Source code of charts
=======

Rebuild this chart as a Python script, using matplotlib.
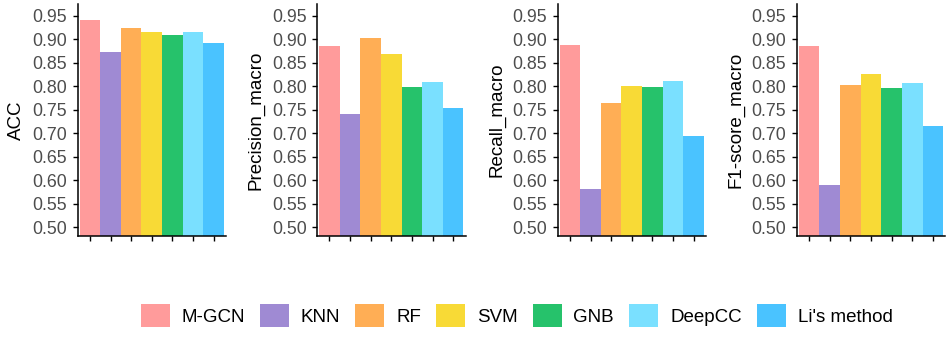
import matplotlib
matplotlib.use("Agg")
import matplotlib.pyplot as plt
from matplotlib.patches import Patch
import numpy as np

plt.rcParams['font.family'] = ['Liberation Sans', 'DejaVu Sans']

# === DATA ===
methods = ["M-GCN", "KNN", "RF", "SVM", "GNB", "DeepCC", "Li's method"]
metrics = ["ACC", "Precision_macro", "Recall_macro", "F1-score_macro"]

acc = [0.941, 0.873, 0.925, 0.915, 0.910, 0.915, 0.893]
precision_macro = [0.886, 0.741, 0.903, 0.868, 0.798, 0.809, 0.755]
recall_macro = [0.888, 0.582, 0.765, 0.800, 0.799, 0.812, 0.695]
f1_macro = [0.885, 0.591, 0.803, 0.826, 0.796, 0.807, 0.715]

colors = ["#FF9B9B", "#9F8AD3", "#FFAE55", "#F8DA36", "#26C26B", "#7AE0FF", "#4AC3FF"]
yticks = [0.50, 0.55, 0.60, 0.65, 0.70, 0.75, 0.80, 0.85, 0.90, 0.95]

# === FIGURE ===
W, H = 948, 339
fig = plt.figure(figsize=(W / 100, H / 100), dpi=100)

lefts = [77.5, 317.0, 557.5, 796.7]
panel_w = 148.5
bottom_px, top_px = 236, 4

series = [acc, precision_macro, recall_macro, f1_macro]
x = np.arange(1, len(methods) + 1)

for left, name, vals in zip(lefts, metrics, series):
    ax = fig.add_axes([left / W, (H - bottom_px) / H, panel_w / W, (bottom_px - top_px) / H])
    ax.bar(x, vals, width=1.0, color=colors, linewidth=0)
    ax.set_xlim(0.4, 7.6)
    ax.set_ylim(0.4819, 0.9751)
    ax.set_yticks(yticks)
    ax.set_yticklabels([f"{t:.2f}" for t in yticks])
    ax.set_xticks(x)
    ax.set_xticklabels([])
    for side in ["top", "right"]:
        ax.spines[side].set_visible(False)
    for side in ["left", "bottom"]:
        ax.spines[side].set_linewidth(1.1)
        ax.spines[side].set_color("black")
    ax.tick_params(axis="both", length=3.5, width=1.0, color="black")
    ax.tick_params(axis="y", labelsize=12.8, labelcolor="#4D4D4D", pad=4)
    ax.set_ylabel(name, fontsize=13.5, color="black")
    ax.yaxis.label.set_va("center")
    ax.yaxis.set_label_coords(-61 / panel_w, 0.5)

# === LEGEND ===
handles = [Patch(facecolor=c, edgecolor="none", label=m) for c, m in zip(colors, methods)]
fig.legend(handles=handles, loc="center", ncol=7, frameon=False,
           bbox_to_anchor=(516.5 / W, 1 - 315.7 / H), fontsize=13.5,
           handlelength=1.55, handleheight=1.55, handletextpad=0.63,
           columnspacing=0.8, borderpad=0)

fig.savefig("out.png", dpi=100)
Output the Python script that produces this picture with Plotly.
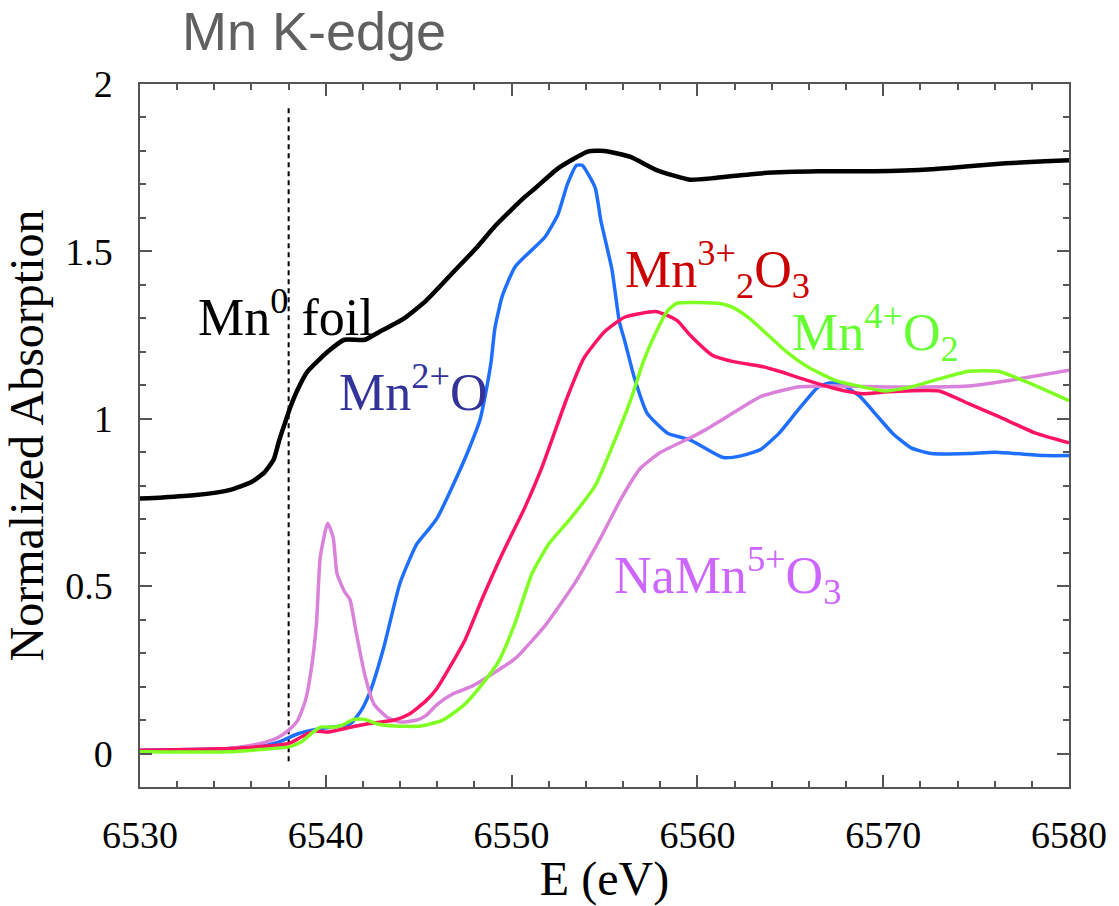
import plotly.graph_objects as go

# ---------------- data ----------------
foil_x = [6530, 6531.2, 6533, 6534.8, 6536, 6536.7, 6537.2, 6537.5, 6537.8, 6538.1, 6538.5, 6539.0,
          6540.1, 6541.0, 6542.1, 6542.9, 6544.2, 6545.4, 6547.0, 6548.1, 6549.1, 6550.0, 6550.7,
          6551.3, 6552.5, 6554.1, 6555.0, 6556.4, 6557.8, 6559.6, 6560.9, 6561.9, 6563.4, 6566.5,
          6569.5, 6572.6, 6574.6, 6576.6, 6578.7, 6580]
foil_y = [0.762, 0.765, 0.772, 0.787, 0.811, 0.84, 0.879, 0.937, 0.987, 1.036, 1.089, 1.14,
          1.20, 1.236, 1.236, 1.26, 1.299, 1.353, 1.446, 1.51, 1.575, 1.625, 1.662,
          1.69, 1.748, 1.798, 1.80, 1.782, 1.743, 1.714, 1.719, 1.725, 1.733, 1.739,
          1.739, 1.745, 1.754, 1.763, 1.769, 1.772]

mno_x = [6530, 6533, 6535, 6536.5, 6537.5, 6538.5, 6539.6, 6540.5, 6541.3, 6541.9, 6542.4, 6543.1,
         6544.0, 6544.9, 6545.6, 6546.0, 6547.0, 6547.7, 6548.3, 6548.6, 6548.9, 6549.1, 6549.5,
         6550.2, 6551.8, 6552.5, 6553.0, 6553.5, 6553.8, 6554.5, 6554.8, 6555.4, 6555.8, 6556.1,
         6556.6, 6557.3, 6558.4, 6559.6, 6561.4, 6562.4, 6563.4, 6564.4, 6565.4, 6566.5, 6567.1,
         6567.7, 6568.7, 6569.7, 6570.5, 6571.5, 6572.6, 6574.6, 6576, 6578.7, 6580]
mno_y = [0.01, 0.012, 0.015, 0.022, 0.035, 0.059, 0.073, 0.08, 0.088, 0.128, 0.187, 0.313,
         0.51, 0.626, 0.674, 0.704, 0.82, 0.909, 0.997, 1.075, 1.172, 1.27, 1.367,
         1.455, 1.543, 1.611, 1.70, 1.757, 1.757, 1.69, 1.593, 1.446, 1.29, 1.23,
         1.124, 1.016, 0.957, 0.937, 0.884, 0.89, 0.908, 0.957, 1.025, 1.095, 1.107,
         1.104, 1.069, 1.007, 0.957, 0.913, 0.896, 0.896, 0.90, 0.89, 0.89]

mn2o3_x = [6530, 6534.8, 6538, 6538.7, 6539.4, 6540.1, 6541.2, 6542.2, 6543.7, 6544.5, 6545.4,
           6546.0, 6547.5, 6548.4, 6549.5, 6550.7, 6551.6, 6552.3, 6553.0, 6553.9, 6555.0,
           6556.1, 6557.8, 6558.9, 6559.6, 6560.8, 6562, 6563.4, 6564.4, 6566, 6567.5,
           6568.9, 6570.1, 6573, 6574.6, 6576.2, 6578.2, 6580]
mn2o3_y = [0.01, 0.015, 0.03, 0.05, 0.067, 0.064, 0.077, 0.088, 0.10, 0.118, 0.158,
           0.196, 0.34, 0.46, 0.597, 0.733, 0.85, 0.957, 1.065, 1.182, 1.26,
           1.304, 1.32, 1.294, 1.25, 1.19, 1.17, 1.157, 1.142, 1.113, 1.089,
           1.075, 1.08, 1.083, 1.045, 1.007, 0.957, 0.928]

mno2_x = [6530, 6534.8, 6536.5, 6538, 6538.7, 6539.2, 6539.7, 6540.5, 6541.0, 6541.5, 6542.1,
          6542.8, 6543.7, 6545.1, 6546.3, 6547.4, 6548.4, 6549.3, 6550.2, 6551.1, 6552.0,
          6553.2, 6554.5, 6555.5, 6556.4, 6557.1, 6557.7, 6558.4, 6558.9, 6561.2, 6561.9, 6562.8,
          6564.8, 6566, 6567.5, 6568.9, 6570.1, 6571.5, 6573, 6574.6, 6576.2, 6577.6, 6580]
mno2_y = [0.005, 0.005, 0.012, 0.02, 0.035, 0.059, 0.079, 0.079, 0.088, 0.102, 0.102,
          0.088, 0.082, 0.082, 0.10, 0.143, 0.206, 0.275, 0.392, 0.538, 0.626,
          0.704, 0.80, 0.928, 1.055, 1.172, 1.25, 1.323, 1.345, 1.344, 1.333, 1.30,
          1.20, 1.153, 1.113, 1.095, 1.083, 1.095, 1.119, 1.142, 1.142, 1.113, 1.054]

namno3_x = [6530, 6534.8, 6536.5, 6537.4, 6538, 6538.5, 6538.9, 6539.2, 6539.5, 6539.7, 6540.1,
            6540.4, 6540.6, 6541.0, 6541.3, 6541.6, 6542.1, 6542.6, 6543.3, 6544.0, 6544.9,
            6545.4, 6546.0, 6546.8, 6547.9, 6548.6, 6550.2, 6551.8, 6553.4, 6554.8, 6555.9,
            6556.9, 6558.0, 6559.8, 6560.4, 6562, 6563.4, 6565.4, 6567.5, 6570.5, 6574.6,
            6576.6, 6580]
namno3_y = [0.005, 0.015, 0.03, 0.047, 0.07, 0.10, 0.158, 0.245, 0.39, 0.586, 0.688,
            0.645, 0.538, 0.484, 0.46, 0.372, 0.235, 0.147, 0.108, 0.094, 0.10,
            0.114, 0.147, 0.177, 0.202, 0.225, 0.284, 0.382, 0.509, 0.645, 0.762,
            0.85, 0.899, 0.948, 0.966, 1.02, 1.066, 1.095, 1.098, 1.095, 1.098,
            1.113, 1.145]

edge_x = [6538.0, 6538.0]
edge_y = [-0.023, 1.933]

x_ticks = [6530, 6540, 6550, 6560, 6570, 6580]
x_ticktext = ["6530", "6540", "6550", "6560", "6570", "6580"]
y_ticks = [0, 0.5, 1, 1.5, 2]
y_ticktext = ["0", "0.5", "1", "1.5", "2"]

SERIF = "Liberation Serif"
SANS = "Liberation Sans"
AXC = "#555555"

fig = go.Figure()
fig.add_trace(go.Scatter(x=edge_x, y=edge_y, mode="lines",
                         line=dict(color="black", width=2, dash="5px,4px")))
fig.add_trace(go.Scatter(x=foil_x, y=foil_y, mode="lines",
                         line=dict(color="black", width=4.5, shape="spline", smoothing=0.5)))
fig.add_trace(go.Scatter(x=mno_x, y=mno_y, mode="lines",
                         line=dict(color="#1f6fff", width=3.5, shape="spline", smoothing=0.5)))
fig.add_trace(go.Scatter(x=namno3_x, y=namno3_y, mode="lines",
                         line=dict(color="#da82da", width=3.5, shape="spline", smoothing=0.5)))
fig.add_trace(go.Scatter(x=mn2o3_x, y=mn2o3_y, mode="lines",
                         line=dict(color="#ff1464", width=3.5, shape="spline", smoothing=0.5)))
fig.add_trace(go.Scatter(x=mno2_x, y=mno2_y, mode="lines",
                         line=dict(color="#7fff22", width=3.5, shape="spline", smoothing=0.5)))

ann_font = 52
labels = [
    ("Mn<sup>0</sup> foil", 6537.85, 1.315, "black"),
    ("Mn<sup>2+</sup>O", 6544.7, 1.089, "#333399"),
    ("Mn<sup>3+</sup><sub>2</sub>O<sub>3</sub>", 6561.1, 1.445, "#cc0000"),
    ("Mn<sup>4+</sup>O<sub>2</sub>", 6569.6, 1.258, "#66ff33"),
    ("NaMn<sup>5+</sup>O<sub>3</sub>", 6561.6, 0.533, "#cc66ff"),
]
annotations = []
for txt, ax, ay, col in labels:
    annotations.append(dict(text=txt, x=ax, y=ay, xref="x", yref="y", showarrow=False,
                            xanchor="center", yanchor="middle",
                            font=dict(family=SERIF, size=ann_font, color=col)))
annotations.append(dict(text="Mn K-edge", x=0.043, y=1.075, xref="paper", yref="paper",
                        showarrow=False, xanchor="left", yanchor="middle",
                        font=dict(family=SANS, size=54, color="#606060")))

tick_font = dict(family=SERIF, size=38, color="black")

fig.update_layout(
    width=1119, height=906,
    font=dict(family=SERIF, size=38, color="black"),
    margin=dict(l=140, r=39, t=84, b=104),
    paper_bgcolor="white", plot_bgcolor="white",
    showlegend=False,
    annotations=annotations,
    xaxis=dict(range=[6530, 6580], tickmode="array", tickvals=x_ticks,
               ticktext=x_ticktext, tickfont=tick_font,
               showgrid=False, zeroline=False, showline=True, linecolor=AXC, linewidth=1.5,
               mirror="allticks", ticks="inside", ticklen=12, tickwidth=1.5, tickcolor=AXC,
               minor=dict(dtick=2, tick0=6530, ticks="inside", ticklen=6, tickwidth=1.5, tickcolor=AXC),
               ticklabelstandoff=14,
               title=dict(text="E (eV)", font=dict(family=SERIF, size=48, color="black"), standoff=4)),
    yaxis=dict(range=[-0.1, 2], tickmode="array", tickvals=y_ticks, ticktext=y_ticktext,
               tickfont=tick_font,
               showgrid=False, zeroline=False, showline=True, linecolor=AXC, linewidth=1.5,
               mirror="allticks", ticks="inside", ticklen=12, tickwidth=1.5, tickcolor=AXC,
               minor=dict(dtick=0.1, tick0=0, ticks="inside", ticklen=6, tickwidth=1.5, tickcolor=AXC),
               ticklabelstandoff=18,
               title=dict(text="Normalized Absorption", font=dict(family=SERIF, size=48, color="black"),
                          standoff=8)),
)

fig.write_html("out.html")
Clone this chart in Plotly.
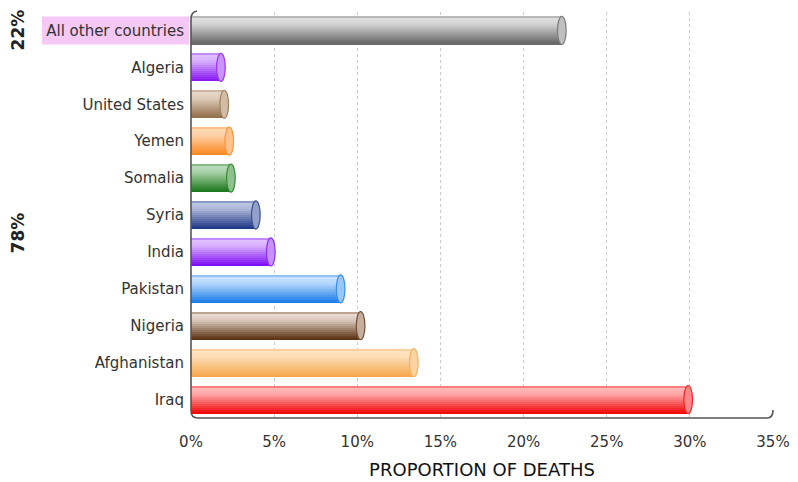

=======

(EXERCISE DIRECTIONS) Write out the lines from the one containing "Output the Python" down to the one containing "0.90, 0.89, 0.89]", both included, exactly as they appear. Leave out any pictures.

(RESPONSE FOR THIS EXERCISE)
Output the Python script that produces this picture with Plotly.
import plotly.graph_objects as go

# ---------------- data ----------------
foil_x = [6530, 6531.2, 6533, 6534.8, 6536, 6536.7, 6537.2, 6537.5, 6537.8, 6538.1, 6538.5, 6539.0,
          6540.1, 6541.0, 6542.1, 6542.9, 6544.2, 6545.4, 6547.0, 6548.1, 6549.1, 6550.0, 6550.7,
          6551.3, 6552.5, 6554.1, 6555.0, 6556.4, 6557.8, 6559.6, 6560.9, 6561.9, 6563.4, 6566.5,
          6569.5, 6572.6, 6574.6, 6576.6, 6578.7, 6580]
foil_y = [0.762, 0.765, 0.772, 0.787, 0.811, 0.84, 0.879, 0.937, 0.987, 1.036, 1.089, 1.14,
          1.20, 1.236, 1.236, 1.26, 1.299, 1.353, 1.446, 1.51, 1.575, 1.625, 1.662,
          1.69, 1.748, 1.798, 1.80, 1.782, 1.743, 1.714, 1.719, 1.725, 1.733, 1.739,
          1.739, 1.745, 1.754, 1.763, 1.769, 1.772]

mno_x = [6530, 6533, 6535, 6536.5, 6537.5, 6538.5, 6539.6, 6540.5, 6541.3, 6541.9, 6542.4, 6543.1,
         6544.0, 6544.9, 6545.6, 6546.0, 6547.0, 6547.7, 6548.3, 6548.6, 6548.9, 6549.1, 6549.5,
         6550.2, 6551.8, 6552.5, 6553.0, 6553.5, 6553.8, 6554.5, 6554.8, 6555.4, 6555.8, 6556.1,
         6556.6, 6557.3, 6558.4, 6559.6, 6561.4, 6562.4, 6563.4, 6564.4, 6565.4, 6566.5, 6567.1,
         6567.7, 6568.7, 6569.7, 6570.5, 6571.5, 6572.6, 6574.6, 6576, 6578.7, 6580]
mno_y = [0.01, 0.012, 0.015, 0.022, 0.035, 0.059, 0.073, 0.08, 0.088, 0.128, 0.187, 0.313,
         0.51, 0.626, 0.674, 0.704, 0.82, 0.909, 0.997, 1.075, 1.172, 1.27, 1.367,
         1.455, 1.543, 1.611, 1.70, 1.757, 1.757, 1.69, 1.593, 1.446, 1.29, 1.23,
         1.124, 1.016, 0.957, 0.937, 0.884, 0.89, 0.908, 0.957, 1.025, 1.095, 1.107,
         1.104, 1.069, 1.007, 0.957, 0.913, 0.896, 0.896, 0.90, 0.89, 0.89]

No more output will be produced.